The Rams could have the answer, though. They’re balanced, athletic and long, a couple of the many reasons why they’ve won back-to-back Coast Conference South Division titles. Gavilan used its talents to employ a 2-2-1 press trap in the second half, creating multiple turnovers and sparking the team’s once dormant offense to life. The Rams trailed 44-30 at halftime to American River before outscoring it 48-25 in the final 20 minutes of action. 

“We got turnovers and got out into transition, which is where we’re effective,” Jensen said. “Once the ball goes into the basket, it lifts you up on defense, too. In the first half, we were missing point-blank opportunities, whether it was at the rim or on the perimeter, it didn’t matter. That kind of hurt us on the other end of the floor after a while. Guys were a bit defeated and let them carry it into their defensive play.”

Jensen said Bowers, the former Christopher High standout, along with Ellis kept the team in the game and prevented a full-fledged blowout early. 

“As crazy as it sounds, it could’ve been a lot worse,” Jensen said. “I thought their presence on the interior was great, and we were able to get a couple of easy buckets to get us going. They did just enough to keep us within striking distance.”

The Rams literally ran American River out of their gym in the second half, to the tune of a 48-25 advantage. The second half was unique in that Jensen never made a single substitution. That’s how well the group was playing together. 

“I could coach for another 30 years and never have that happen again,” Jensen said.               

The 6-5 Ellis was phenomenal inside, as every time he touched the ball in the paint, something good happened. Bowers’ relentless energy and effort on both ends of the floor were contagious, and he has a knack for getting the crowd revved up, Jensen said. Potts, a 6-6 sophomore, had a team-best 12 rebounds and helped move the ball, push tempo and apply tremendous pressure defensively. 

“He’s a guy who doesn’t get the pub, but is as solid as anyone out there,” Jensen said. “He’s an old-school point guard who makes all the right basketball plays.

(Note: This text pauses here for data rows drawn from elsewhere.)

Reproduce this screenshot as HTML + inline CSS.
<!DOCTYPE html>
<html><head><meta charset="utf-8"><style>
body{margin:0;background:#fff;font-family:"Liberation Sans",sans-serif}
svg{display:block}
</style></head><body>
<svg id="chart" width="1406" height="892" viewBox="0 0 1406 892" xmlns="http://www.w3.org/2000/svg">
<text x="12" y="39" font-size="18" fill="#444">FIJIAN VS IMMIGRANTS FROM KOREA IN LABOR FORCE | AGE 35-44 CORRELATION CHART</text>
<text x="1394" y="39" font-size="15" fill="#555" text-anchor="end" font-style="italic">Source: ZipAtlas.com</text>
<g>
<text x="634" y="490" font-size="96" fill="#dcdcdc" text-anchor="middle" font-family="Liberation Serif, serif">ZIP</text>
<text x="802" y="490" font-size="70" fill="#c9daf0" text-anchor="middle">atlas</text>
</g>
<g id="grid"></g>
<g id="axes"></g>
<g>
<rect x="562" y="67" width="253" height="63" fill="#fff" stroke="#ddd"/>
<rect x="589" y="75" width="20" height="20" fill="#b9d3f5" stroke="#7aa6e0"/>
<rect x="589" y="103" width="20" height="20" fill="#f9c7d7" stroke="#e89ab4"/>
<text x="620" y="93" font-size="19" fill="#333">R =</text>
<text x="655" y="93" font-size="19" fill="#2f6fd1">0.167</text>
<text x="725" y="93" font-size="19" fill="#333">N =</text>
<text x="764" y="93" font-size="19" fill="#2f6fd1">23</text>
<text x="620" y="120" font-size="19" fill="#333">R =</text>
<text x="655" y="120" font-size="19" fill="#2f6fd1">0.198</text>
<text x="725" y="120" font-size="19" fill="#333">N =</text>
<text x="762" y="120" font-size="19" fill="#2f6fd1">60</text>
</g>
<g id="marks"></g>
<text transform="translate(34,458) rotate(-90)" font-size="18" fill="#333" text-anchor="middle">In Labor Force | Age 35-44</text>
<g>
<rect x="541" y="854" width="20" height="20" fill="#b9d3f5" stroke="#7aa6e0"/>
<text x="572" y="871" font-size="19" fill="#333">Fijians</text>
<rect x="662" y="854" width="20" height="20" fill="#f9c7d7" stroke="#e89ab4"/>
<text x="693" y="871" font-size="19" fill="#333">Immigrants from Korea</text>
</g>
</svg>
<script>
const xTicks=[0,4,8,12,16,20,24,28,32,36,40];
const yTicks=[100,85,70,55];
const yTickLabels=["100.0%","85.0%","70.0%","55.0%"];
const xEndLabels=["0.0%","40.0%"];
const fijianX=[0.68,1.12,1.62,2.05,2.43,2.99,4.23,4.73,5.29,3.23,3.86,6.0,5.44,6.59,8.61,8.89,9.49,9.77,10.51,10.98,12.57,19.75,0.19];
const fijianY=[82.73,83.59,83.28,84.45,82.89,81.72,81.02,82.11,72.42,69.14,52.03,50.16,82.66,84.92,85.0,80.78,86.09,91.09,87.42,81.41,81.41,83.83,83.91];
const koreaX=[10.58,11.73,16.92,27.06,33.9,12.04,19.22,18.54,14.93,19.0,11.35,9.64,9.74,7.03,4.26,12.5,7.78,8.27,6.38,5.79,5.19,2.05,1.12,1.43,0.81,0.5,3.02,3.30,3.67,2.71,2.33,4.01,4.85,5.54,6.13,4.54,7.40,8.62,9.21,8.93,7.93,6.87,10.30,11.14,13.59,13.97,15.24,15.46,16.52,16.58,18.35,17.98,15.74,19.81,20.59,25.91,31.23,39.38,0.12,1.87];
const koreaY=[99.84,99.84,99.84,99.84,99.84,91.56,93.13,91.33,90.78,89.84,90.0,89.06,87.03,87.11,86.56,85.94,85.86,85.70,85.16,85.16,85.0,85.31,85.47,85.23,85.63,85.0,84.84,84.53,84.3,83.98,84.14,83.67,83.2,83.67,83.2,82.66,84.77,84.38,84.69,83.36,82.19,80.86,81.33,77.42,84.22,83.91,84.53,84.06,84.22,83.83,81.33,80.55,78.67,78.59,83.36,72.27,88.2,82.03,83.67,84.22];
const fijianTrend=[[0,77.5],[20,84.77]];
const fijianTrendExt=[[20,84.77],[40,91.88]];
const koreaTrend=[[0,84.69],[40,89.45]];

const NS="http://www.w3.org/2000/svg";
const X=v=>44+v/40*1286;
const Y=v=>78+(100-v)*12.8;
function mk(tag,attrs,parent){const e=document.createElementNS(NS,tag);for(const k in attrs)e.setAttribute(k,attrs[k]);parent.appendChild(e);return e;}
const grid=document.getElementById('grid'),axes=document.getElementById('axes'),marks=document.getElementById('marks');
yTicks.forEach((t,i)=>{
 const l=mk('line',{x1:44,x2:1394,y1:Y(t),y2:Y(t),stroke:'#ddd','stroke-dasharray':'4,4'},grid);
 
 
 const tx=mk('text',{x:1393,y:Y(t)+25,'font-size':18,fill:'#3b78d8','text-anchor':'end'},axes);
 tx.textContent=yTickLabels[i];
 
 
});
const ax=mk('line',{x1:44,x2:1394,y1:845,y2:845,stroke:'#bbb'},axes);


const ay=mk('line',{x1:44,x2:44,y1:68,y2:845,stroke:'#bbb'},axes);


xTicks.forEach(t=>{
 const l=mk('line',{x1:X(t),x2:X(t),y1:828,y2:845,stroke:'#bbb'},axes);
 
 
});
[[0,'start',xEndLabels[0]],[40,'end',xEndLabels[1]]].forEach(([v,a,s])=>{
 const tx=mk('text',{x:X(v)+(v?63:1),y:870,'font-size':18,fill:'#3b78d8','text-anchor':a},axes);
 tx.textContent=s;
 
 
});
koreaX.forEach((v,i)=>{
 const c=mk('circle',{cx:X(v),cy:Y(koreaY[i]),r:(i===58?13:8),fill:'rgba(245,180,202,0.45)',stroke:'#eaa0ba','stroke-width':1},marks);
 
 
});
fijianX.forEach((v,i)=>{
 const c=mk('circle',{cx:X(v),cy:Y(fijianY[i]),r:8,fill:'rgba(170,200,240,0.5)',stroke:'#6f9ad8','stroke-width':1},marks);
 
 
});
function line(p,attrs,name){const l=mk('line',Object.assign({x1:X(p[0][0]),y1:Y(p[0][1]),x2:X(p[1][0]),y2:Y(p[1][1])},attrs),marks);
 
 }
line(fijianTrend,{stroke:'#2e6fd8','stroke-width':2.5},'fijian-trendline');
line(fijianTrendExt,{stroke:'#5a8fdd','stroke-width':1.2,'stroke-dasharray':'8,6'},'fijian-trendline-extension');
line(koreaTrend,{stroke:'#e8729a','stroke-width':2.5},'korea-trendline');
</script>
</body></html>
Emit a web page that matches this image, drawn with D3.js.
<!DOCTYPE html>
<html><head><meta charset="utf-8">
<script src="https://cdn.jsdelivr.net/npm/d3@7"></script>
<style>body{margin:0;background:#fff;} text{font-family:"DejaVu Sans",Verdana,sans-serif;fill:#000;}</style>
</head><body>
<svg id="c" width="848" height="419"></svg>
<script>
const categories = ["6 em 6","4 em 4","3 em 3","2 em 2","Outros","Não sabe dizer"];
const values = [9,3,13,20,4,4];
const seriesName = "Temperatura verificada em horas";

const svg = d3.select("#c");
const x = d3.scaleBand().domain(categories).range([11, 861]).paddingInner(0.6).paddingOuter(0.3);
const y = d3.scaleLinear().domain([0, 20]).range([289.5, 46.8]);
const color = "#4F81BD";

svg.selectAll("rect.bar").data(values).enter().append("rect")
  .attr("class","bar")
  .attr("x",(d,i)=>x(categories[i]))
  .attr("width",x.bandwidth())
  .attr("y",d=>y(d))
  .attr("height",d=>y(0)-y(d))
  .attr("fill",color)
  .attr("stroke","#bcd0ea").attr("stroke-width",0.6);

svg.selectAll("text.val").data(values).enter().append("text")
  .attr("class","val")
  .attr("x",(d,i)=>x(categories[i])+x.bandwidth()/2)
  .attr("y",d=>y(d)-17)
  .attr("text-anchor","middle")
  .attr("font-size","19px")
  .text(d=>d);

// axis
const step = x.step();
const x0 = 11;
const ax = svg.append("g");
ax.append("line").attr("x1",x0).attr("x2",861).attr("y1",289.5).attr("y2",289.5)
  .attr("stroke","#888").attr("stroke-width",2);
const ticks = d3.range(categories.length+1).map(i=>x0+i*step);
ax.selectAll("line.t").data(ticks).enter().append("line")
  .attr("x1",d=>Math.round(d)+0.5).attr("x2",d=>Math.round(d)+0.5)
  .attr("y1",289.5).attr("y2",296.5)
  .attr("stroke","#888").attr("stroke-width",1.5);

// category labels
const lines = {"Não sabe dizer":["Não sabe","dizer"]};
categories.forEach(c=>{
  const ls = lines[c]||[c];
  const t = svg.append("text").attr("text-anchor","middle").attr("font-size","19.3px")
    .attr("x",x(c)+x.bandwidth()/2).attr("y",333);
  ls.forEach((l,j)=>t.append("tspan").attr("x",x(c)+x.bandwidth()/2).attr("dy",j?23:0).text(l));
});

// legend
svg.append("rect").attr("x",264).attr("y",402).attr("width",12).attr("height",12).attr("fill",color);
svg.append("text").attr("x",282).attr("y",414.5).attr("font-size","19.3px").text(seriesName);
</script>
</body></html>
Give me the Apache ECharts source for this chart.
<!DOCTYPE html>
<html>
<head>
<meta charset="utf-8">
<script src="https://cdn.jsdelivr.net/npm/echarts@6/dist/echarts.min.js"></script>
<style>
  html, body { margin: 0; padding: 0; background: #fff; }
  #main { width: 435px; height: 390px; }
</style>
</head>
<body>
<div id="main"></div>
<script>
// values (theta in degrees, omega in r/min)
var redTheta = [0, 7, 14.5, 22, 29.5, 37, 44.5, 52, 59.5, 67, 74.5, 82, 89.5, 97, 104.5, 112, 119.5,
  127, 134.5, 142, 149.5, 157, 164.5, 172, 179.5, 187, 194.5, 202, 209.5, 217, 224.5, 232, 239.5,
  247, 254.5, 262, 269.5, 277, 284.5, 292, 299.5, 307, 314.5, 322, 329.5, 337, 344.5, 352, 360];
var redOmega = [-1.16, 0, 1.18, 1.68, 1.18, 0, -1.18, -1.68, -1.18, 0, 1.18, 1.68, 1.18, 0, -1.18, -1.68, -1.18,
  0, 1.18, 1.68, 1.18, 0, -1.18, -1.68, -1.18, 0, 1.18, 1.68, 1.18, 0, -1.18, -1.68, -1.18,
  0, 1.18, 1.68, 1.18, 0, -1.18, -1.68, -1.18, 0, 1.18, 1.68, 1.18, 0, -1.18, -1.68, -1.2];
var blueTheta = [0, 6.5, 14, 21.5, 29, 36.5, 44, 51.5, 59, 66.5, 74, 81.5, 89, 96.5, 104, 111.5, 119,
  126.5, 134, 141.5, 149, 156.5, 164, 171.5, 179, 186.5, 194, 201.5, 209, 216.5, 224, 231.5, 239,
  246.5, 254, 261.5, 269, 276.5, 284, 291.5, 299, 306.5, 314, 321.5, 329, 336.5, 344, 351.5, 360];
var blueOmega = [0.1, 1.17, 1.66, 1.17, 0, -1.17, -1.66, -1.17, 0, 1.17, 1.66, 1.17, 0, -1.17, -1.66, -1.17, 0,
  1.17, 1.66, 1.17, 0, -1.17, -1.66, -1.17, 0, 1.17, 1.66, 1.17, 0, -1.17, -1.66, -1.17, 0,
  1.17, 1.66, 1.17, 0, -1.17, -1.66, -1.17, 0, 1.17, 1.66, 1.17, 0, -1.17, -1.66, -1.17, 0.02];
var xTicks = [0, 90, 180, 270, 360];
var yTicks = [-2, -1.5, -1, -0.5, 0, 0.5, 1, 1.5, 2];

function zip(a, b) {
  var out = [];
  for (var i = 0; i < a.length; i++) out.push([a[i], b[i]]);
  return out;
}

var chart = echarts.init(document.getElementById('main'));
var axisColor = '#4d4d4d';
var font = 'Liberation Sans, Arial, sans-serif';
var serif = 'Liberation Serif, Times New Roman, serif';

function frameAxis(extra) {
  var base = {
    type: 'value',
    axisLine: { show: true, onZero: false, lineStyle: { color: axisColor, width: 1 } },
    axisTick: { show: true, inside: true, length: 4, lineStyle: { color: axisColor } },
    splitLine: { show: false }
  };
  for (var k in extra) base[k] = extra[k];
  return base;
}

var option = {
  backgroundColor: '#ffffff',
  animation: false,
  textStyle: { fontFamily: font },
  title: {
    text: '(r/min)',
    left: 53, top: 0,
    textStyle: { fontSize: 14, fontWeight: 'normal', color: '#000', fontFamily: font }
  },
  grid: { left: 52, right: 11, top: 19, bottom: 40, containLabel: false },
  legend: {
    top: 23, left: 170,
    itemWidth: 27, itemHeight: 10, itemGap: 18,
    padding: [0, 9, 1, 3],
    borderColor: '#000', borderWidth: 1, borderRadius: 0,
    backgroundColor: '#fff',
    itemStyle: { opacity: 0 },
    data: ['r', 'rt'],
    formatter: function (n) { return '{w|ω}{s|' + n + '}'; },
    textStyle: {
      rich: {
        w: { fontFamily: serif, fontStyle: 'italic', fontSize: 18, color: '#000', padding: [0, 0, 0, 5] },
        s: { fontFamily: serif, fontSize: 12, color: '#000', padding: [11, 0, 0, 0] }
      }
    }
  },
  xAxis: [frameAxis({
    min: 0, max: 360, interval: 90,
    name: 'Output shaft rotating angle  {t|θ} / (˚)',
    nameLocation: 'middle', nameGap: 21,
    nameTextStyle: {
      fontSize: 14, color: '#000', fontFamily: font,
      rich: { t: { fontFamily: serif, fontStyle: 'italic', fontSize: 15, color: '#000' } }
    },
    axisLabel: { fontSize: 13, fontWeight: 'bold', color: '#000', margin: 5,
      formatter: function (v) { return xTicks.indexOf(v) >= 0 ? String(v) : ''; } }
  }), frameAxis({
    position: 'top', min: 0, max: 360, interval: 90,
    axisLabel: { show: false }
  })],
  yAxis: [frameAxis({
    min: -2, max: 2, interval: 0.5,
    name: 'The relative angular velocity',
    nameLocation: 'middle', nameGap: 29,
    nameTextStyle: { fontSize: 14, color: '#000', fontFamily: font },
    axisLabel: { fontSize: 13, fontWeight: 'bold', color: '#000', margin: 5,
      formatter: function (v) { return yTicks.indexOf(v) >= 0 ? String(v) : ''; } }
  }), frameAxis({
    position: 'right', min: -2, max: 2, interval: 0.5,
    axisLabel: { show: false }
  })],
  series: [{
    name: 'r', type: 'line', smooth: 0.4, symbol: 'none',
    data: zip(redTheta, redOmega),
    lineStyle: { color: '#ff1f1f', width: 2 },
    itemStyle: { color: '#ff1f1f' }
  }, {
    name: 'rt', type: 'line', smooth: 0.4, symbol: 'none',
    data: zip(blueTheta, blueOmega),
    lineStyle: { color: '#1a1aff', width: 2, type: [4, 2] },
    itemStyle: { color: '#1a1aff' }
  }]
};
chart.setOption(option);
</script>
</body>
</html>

To have the ball in the hands of someone like him who is a great decision maker really makes my job a lot easier. He kept on finding the hot hand.”

Patrick Fisher was also instrumental in the win, finishing with a team-high seven assists in 33 minutes of action. The American River game was quite a roller coaster for the Rams, whose season looked to be on the brink before they roared back to win in impressive fashion. 

“Before I could go in the locker room (after the game), I had to walk around for a couple of minutes to regain my composure,” Jensen said. “I was emotionally exhausted after that game. The camaraderie on this team is phenomenal. The fact the players were able to dig deep and come back is really exciting.”

Of course, the excitement level would ratchet up a notch if Gavilan manages to beat Santa Rosa. When the Rams lost in this same round a year ago, Jensen had to figure out what it would take for them to reach the State Final Eight. He looked to a program up north in City College of San Francisco—the premier men’s basketball community college in the state—to find the answer. 

“I really try to model to an extent what we’re doing here tailored off to what City College of San Francisco does,” Jensen said. “Now obviously, their talent and athleticism is second to none in California, but what I really looked at was their versatility and their athleticism. They have guys who are not only able to play multiple spots on the floor, but defend multiple spots on the floor.”

Jensen has brought in back-to-back star-studded recruiting classes filled with talented players who can guard multiple positions on the floor, guards with length and forwards with good height and size.  

“Our starting lineup is really unique because we can defend man to man, but we can also switch everything, which enables us to apply pressure to anybody and really avoid mismatches on the floor, and I think that is exhausting to opponents,” Jensen said. 

Indeed, one only has to look at last year’s NBA playoffs to see what Jensen is talking about. The teams that give the Warriors trouble are the ones that can switch without having to worry about potential mismatches. The Rockets had a slew of athletic and long wing players who could defend multiple positions and thrive. 

“The beauty of our depth is our one can guard a five and our five can guard a one,” Jensen said. 

Coaches are notorious for studying game film/video, and it didn’t take Jensen long to start watching the complete Santa Rosa game clips from this season. In fact, Jensen started watching video a couple of hours after the American River game. 

“Isn’t it so sad,” Jensen said half-jokingly.

The second-year Gavilan coach knows it’ll take a supreme effort to beat Santa Rosa, and yet one gets the sense the Rams are primed to do just that. They’ve lost only two times all season, one to defending state champion CCSF and the other to Allan Hancock, which made the Southern California playoffs. A stickler for focusing on the present, Jensen wouldn’t be human if he didn’t think about what it would mean for the program to reach Ventura, the site of this year’s state championships. 

“It would not only be a great experience for the players, but also a unique opportunity for the program and the school,” Jensen said.